When I found my gift, I scoffed at it's simplicity. At the elusiveness of it. At how simple and complex it is. My gift is paying attention. I feel the world around me. I do not numb myself down more than necessary, and I let emotion run its course through me. Most of all, I try to love each person I encounter at the exact point in life they are when I encounter them. I draw the connections and see through the walls and share the world I experience in flux with everything else. This is my gift. 

Now, I sit here with four years between me and an academic institution, ten years between me and a religious institution, and an entire lifetime between my creation and who I am now.
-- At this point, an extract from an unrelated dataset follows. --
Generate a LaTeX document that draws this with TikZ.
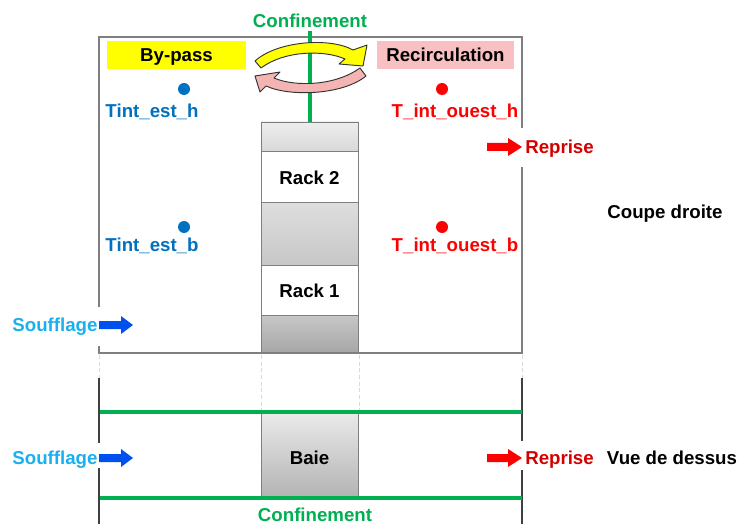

I have pure faith that there is meaning to it all. I find peace in my smallness. I do not think there is any one truth, but rather a truth that is in constant motion. The truth evolves as our humanity advances. It moves with our interaction with the universe, and it is time for us to slow down and listen to how each one of us can play our role within the whole. When we meet each person with trust and love rather than fear and hate, as if every person we approach is the sea, we find compassion. We meet a being that we know has more depth and wildness than we will ever fully understand, but is a part of the thing that sustains us. 

When I dive into this system of change I feel complete and whole. I feel connected to the nature of life. An endless cycle of life and death. I can acknowledge that sea is greater than I, and it swims in tears down my face. My own body is 72% ocean. Faith isn't something outside me. It isn't someone outside of me. It is me. It is the entire ocean and universe of me, as I am. When every person is this portable ocean and compact reflection of the universe, we find billions of truths living together. We are the truth. Our existence is a truth within a truth. While we are alive, there is some unspoken belief that our lungs will continue to move air through our bodies and that our eyes will open each morning. And when the day comes for me to fall, for us to fall to earth, and again become the entire sea.... I can rest knowing that sea is greater than I. I am the sea. I am the greatest I.